On our dock, pyramid-shaped white plastic caps fit over the pillars – they look nice, and the point at the top makes a perfect spot for an organic shape to sit. The only question was, how to attach a mounting post?
I ended up designing a simple sleeve mount that sits on top of the cap. The inside of the mount is coated with a tacky rubber that helps keep it in place, and two bolts do backup duty in case it’s extra windy.
This was a classic FreeCAD job, but every project teaches me new tricks — the most interesting this time was the use of formulas and named constraints. I hauled out some old geometry rules to figure out that the pyramid sides went up at a 24.62 degree angle. For the pad and pocket making up the sleeve, I could use this value plus the size of the base to compute an appropriate height, i.e.:
<<Exterior_Sketch>>.Constraints.BaseDimension / (2 * tan(24.62)) * .99
(.99 is a fudge to make sure the projection lines don’t cross at the top.)
Keeping this as a formula made it easy for me to play with how much the sleeve “covered” at the top of the pyramid without having to keep recalculating it all by hand. Pretty slick!

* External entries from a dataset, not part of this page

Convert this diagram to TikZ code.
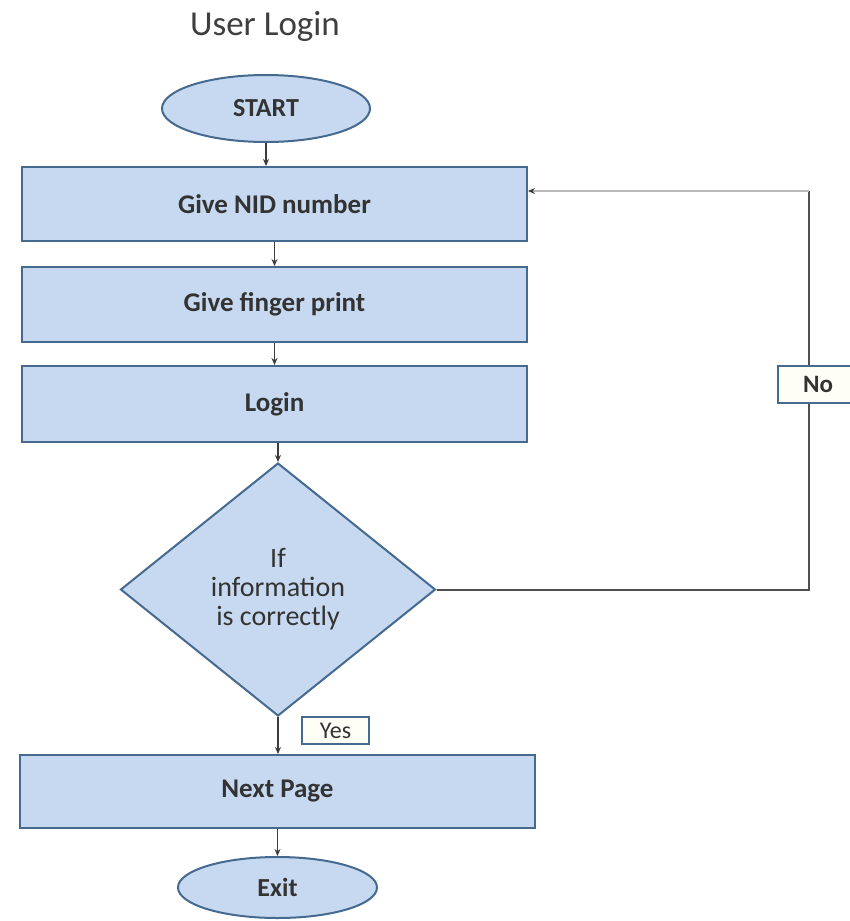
\documentclass[tikz,border=0pt]{standalone}
\usepackage{fontspec}
\setmainfont{Carlito}
\usetikzlibrary{shapes.geometric,arrows.meta}
\definecolor{boxfill}{HTML}{C6D9F0}
\definecolor{boxline}{HTML}{46698F}
\definecolor{txt}{HTML}{333333}
\definecolor{titlec}{HTML}{3F3F3F}
\definecolor{conn}{HTML}{3C3C3C}
\definecolor{loopc}{HTML}{505050}
\definecolor{lightconn}{HTML}{B8B8B8}
\definecolor{lblfill}{HTML}{FFFEF6}
\begin{document}
\begin{tikzpicture}[x=1pt,y=-1pt,
  stepbox/.style={draw=boxline, fill=boxfill, line width=2pt, rectangle, inner sep=0pt,
    font=\fontsize{27}{30}\selectfont\bfseries, text=txt},
  term/.style={draw=boxline, fill=boxfill, line width=2pt, ellipse, inner sep=0pt,
    font=\fontsize{26}{30}\selectfont\bfseries, text=txt},
  decide/.style={draw=boxline, fill=boxfill, line width=2pt, diamond, inner sep=0pt,
    minimum width=315pt, minimum height=253pt, text=txt, align=center,
    font=\fontsize{28}{29}\selectfont},
  lbl/.style={draw=boxline, fill=lblfill, line width=2pt, inner sep=0pt, text=txt},
  arr/.style={draw=conn, line width=1.2pt, -{Stealth[length=7pt,width=6pt]}},
  loopline/.style={draw=loopc, line width=2pt},
  toparr/.style={draw=lightconn, line width=2pt, -{Stealth[length=7pt,width=6pt,color=conn]}}
]
\useasboundingbox (0,0) rectangle (850,921);
\fill[white] (0,0) rectangle (850,921);

\node[font=\fontsize{35}{40}\selectfont, text=titlec] (title) at (265,26) {User Login};
\node[term, minimum width=208pt, minimum height=67pt] (start) at (266,108.5) {START};
\node[stepbox, minimum width=505pt, minimum height=74pt] (b1) at (274.5,204) {Give NID number};
\node[stepbox, minimum width=505pt, minimum height=75pt] (b2) at (274.5,304.5) {Give finger print};
\node[stepbox, minimum width=505pt, minimum height=76pt] (b3) at (274.5,404) {Login};
\node[decide] (d) at (278,589.5) {If\\information\\is correctly};
\node[stepbox, minimum width=515pt, minimum height=73pt] (next) at (277.5,791.5) {Next Page};
\node[term, minimum width=199pt, minimum height=61pt] (exit) at (277.5,887.5) {Exit};

\draw[arr] (start.south) -- (start.south |- b1.north);
\draw[arr] (b1.south) -- (b2.north);
\draw[arr] (b2.south) -- (b3.north);
\draw[arr] (b3.south -| d.north) -- (d.north);
\draw[arr] (d.south) -- (d.south |- next.north);
\draw[arr] (next.south -| exit.north) -- (exit.north);

\coordinate (lb) at (809,589.5);
\coordinate (lt) at (809,191);
\draw[loopline] (d.east) -- (lb) -- (lt);
\draw[toparr] (lt) -- (b1.east |- lt);

\node[lbl, minimum width=80pt, minimum height=37pt, anchor=west,
  font=\fontsize{25}{28}\selectfont\bfseries] (no) at (777,384.5) {No};
\node[lbl, minimum width=67pt, minimum height=27pt,
  font=\fontsize{24}{26}\selectfont] (yes) at (335.5,730.5) {Yes};
\end{tikzpicture}
\end{document}
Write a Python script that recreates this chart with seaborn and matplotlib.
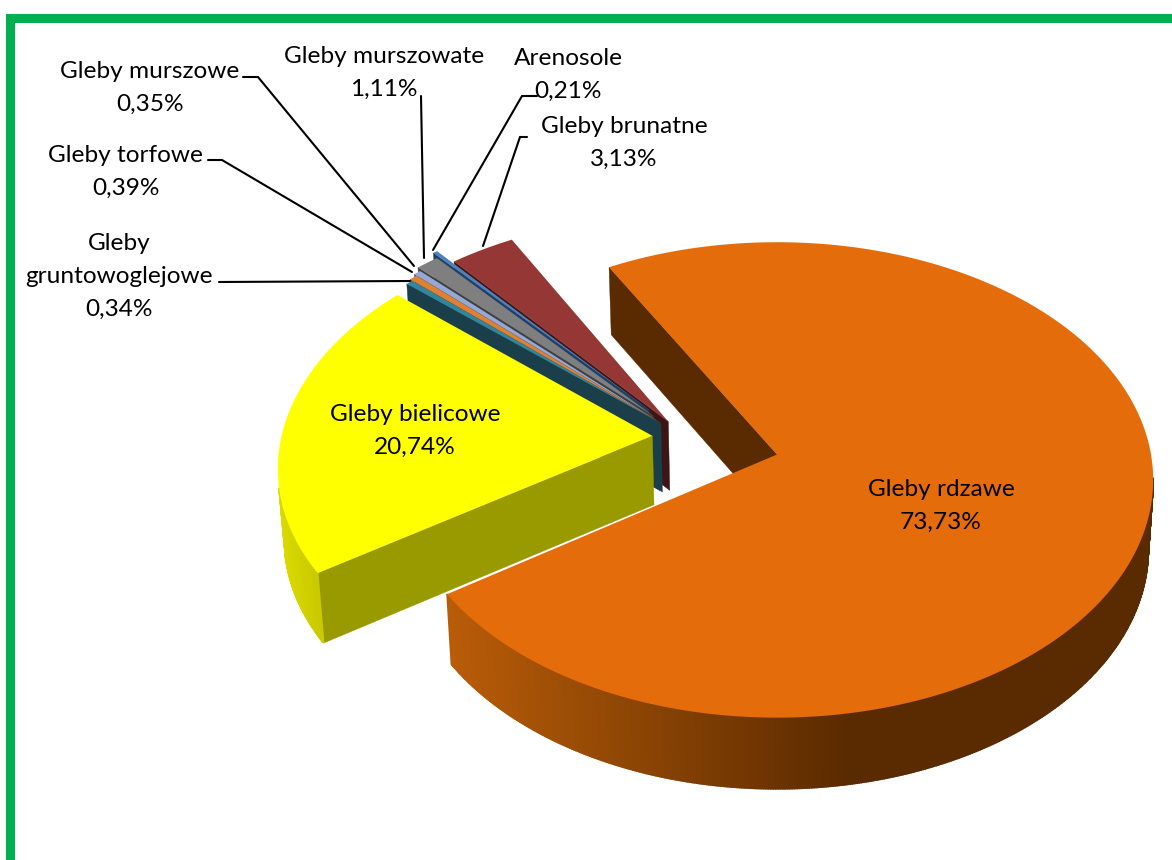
import numpy as np
import matplotlib
matplotlib.use('Agg')
import matplotlib.pyplot as plt
import seaborn as sns

# clockwise starting from the back edge of the biggest slice
soil_names = ['Gleby rdzawe', 'Gleby bielicowe', 'Gleby\ngruntowoglejowe', 'Gleby torfowe',
              'Gleby murszowe', 'Gleby murszowate', 'Arenosole', 'Gleby brunatne']
soil_shares = [73.73, 20.74, 0.34, 0.39, 0.35, 1.11, 0.21, 3.13]

top_colors = ['#e46c0a', '#ffff00', '#31859c', '#e08030', '#95a9d6', '#7f7f7f', '#4f81bd', '#953735']
wall_colors = ['#5a2a00', '#999900', '#1a3f4b', '#6e3a12', '#4a5470', '#3f3f3f', '#1f3f66', '#3d1514']

# exploded centre of each slice on the pie plane
slice_shift_x = [0.0, -0.336, -0.315, -0.322, -0.329, -0.337, -0.350, -0.295]
slice_shift_y = [0.0, 0.080, 0.135, 0.142, 0.150, 0.168, 0.195, 0.142]

# projection of the tilted pie, in pixels
CX, CY = 777, 454.5
RX, RY = 374, 235
PERSP = 0.107
DEPTH = 69
START_ANGLE = 119.4


def project(px, py, bottom=False):
    w = 1 + PERSP * py
    sx = RX * px / w
    sy = -RY * py / w
    if bottom:
        return CX + 0.987 * sx, CY + DEPTH + 1.008 * sy
    return CX + sx, CY + sy


def mix(c1, c2, t):
    a, b = np.array(matplotlib.colors.to_rgb(c1)), np.array(matplotlib.colors.to_rgb(c2))
    return tuple(a + (b - a) * t)


sns.set_theme(style='white')
plt.rcParams['font.family'] = ['Lato', 'DejaVu Sans']

fig = plt.figure(figsize=(11.72, 8.6), dpi=100)
ax = fig.add_axes([0, 0, 1, 1])
ax.set_xlim(0, 1172)
ax.set_ylim(860, 0)
ax.axis('off')

# frame
ax.fill_between([6, 15], 14, 860, color='#00b050', lw=0)
ax.fill_between([6, 1172], 14, 23, color='#00b050', lw=0)

# angle span of each slice, going clockwise
spans = []
a = START_ANGLE
for share in soil_shares:
    spans.append((a - share * 3.6, a))
    a -= share * 3.6

# small slices go from the back forward, then yellow, orange last
draw_order = [7, 6, 5, 4, 3, 2, 1, 0]
for i in draw_order:
    lo, hi = spans[i]
    ox, oy = slice_shift_x[i], slice_shift_y[i]
    angles = np.radians(np.linspace(lo, hi, max(int(hi - lo) * 3, 4)))
    rim_x = ox + np.cos(angles)
    rim_y = oy + np.sin(angles)

    # straight wall on the counter-clockwise side
    tx, ty = project(ox + np.cos(np.radians(hi)), oy + np.sin(np.radians(hi)))
    bx, by = project(ox + np.cos(np.radians(hi)), oy + np.sin(np.radians(hi)), bottom=True)
    t0x, t0y = project(ox, oy)
    b0x, b0y = project(ox, oy, bottom=True)
    ax.fill([tx, t0x, b0x, bx], [ty, t0y, b0y, by], color=wall_colors[i], lw=0.3, zorder=2 + draw_order.index(i) * 3)

    # rounded outer wall, only the strips on the near side
    limit = -0.22 if i == 1 else -0.1
    for j in range(len(angles) - 1):
        if np.sin(angles[j]) > limit and np.sin(angles[j + 1]) > limit:
            continue
        x1, y1 = project(rim_x[j], rim_y[j])
        x2, y2 = project(rim_x[j + 1], rim_y[j + 1])
        x3, y3 = project(rim_x[j + 1], rim_y[j + 1], bottom=True)
        x4, y4 = project(rim_x[j], rim_y[j], bottom=True)
        if i == 0:
            col = mix('#b85c08', wall_colors[0], np.clip((x1 - 450) / 400, 0, 1))
        elif i == 1:
            col = mix('#dada00', '#c8c800', np.clip((x1 - 280) / 40, 0, 1))
        else:
            col = wall_colors[i]
        ax.fill([x1, x2, x3, x4], [y1, y2, y3, y4], color=col, lw=1.2, zorder=3 + draw_order.index(i) * 3)

    # top face
    sx, sy = project(np.r_[ox, rim_x], np.r_[oy, rim_y])
    ax.fill(sx, sy, color=top_colors[i], lw=0, zorder=4 + draw_order.index(i) * 3)


def pct(v):
    return f'{v:.2f}%'.replace('.', ',')


# label centres (first line) and leader lines
label_pos = {0: (941, 489.5), 1: (415, 414.5), 2: (119, 243.5), 3: (126, 155.5),
             4: (150, 71.5), 5: (384, 56.5), 6: (568, 58.5), 7: (624, 126.5)}
leaders = {2: ([219, 410], [282, 281]),
           3: ([208, 222, 412], [160, 160, 272]),
           4: ([243, 258, 414], [77, 77, 266]),
           5: ([421, 424], [96, 258]),
           6: ([537, 522, 433], [96, 96, 250]),
           7: ([527, 520, 483], [137, 137, 246])}

for i, name in enumerate(soil_names):
    x, y = label_pos[i]
    lines = name.split('\n') + [pct(soil_shares[i])]
    for k, line in enumerate(lines):
        ax.text(x, y + k * 32.7, line, ha='center', va='center', fontsize=17.6, color='black', zorder=50)
    if i in leaders:
        ax.plot(leaders[i][0], leaders[i][1], color='black', lw=1.5, zorder=40, solid_joinstyle='miter')

fig.savefig('out.png', dpi=100)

And that’s all she wrote. There are quite a few neat sculptures on the docks in our neighborhood, but with no attempt at humility I’m quite sure ours is the coolest. The two big questions are: (A) how will the finish hold up in the weather; and (B) what should we put on the other pillar? I spent some time experimenting with a Western grebe and it’s not bad, but Lara is fomenting for a California sea lion. Thoughts and suggestions always welcome!